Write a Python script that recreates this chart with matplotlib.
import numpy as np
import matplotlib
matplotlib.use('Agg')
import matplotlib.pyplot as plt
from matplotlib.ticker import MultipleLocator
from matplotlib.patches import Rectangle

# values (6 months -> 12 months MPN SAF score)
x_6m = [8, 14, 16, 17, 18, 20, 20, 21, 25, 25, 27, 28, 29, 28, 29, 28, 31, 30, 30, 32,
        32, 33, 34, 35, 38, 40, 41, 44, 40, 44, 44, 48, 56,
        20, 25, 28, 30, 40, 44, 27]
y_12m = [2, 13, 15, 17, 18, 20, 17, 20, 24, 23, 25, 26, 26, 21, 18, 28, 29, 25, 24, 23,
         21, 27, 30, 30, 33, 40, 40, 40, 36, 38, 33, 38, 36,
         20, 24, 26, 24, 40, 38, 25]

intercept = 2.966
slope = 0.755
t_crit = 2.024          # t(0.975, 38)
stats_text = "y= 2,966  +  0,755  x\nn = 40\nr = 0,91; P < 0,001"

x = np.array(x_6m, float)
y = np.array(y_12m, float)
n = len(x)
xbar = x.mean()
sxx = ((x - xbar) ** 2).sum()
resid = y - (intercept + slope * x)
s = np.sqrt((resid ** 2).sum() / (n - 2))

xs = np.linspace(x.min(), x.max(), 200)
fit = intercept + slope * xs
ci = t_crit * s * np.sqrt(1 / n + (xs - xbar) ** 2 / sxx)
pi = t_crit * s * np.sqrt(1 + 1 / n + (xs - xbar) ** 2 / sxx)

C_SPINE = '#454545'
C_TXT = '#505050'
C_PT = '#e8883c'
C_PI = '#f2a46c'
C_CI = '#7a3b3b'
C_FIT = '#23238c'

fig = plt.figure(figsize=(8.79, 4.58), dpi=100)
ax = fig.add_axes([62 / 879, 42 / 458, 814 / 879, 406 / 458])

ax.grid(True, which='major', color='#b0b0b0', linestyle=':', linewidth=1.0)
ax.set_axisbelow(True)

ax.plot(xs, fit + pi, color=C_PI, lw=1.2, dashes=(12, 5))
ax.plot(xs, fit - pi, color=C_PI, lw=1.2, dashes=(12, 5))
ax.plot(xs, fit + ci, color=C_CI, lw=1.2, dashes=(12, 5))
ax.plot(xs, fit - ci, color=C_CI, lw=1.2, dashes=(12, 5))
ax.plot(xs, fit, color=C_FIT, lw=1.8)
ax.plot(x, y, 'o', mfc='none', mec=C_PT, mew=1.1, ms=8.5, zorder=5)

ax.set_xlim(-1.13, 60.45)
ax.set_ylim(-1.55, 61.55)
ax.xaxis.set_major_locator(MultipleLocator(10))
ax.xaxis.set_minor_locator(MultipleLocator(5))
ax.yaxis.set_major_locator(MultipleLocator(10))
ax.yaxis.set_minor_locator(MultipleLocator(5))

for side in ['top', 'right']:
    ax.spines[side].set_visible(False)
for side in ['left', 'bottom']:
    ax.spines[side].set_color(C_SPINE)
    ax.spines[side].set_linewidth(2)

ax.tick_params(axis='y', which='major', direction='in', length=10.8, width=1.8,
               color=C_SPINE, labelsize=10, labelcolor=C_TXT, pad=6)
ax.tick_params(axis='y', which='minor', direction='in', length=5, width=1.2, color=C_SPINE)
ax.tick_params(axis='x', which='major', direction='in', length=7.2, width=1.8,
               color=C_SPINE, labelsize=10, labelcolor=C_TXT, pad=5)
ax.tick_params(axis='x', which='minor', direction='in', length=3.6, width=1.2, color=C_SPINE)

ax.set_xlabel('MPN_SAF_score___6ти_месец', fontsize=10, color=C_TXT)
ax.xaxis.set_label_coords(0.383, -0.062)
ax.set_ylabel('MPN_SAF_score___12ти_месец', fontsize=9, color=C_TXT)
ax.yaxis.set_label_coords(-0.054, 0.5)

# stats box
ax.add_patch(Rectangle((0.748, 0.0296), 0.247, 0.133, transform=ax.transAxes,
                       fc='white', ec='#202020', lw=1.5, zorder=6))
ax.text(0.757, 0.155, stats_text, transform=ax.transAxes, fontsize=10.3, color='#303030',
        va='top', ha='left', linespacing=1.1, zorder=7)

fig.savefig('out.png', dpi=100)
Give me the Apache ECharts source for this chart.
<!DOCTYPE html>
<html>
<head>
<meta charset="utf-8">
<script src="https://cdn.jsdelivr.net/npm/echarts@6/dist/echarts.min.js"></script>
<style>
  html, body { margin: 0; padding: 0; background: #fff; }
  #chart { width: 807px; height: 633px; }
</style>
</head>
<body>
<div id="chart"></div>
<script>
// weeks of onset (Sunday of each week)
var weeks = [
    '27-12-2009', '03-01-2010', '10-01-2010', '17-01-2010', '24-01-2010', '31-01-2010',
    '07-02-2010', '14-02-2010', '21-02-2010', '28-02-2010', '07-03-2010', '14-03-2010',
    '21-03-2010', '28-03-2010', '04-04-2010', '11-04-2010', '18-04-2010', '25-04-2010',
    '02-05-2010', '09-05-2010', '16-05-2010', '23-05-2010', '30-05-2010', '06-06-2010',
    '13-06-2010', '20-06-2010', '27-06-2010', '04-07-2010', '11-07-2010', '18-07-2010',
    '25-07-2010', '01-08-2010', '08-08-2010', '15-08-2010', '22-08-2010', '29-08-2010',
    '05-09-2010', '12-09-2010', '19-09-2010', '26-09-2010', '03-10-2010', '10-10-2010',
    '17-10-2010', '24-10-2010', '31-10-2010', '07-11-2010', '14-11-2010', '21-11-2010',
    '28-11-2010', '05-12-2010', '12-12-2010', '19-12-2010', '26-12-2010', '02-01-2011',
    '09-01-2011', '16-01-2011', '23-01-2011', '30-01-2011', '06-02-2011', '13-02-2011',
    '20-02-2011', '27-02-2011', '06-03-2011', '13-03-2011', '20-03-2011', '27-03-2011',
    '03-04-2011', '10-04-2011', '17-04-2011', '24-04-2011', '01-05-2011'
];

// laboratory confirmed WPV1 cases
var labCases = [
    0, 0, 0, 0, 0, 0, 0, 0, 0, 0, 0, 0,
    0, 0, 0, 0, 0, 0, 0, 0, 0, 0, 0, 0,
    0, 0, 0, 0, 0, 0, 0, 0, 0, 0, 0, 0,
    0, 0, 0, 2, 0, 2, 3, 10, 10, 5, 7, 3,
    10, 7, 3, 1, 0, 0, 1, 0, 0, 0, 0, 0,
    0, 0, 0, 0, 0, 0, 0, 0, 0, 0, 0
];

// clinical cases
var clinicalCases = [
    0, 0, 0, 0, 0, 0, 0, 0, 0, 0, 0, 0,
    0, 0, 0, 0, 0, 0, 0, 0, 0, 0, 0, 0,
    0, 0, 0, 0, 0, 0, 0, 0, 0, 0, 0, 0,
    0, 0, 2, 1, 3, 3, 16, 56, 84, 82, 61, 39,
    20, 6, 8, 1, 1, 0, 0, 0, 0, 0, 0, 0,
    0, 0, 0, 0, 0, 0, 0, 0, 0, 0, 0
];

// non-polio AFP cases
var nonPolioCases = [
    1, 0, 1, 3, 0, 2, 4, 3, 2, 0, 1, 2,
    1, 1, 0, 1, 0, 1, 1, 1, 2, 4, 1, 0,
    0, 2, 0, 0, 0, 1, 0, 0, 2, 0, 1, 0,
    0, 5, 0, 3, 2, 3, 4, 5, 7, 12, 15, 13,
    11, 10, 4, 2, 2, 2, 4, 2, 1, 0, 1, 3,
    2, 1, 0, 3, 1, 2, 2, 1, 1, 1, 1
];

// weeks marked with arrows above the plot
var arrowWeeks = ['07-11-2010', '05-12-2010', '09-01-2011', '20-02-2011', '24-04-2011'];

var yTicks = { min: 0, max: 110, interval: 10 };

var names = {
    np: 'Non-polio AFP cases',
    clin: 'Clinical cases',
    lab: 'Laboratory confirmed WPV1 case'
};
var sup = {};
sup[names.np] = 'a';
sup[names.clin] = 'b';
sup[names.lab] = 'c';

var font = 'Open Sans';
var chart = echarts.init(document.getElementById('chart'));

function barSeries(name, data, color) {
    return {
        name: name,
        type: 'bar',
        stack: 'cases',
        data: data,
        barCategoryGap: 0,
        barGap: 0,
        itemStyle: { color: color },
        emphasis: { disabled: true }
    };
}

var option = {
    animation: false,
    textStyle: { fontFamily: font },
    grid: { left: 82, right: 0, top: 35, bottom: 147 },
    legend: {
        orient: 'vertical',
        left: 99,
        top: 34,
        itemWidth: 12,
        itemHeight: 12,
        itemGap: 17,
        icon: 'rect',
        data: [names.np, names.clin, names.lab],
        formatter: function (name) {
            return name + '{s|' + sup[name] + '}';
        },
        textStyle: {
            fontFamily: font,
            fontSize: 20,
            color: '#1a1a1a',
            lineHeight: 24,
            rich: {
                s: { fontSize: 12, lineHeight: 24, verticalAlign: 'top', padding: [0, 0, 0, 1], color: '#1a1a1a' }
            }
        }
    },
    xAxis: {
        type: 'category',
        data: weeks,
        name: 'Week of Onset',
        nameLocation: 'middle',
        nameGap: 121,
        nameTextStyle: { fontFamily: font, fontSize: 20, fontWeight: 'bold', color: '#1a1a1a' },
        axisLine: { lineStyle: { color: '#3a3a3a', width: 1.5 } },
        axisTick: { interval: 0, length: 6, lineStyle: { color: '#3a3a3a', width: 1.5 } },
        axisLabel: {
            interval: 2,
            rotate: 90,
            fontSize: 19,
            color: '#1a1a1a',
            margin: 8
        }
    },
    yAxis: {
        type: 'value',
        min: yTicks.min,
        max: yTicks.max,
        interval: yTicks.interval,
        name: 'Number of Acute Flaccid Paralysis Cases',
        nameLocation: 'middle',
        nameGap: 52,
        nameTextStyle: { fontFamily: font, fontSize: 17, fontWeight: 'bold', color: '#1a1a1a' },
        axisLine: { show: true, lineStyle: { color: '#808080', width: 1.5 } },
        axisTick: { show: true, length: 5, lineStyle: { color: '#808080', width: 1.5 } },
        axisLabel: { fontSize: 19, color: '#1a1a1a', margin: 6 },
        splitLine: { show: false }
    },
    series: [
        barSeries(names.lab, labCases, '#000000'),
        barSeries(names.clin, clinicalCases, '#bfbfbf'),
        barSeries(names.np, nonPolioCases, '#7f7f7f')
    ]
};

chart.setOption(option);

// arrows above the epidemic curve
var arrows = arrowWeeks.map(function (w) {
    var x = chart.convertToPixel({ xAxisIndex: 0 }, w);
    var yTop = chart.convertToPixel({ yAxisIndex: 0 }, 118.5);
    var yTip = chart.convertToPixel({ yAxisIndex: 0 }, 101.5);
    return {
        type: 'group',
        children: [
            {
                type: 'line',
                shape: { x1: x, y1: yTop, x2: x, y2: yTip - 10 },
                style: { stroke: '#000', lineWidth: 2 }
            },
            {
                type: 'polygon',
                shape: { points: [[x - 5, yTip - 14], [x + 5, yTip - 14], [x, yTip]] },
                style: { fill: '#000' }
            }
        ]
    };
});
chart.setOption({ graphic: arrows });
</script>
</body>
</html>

━━━━━━━━━━━━━━━━━━━━━━━━━━━━━━

* [Task details]: Take the lines from the first line of the records through the line holding "from matplotlib.patches import Rectangle", both included, and please reproduce them exactly with nothing added.

* [The completed task]:
Write a Python script that recreates this chart with matplotlib.
import numpy as np
import matplotlib
matplotlib.use('Agg')
import matplotlib.pyplot as plt
from matplotlib.ticker import MultipleLocator
from matplotlib.patches import Rectangle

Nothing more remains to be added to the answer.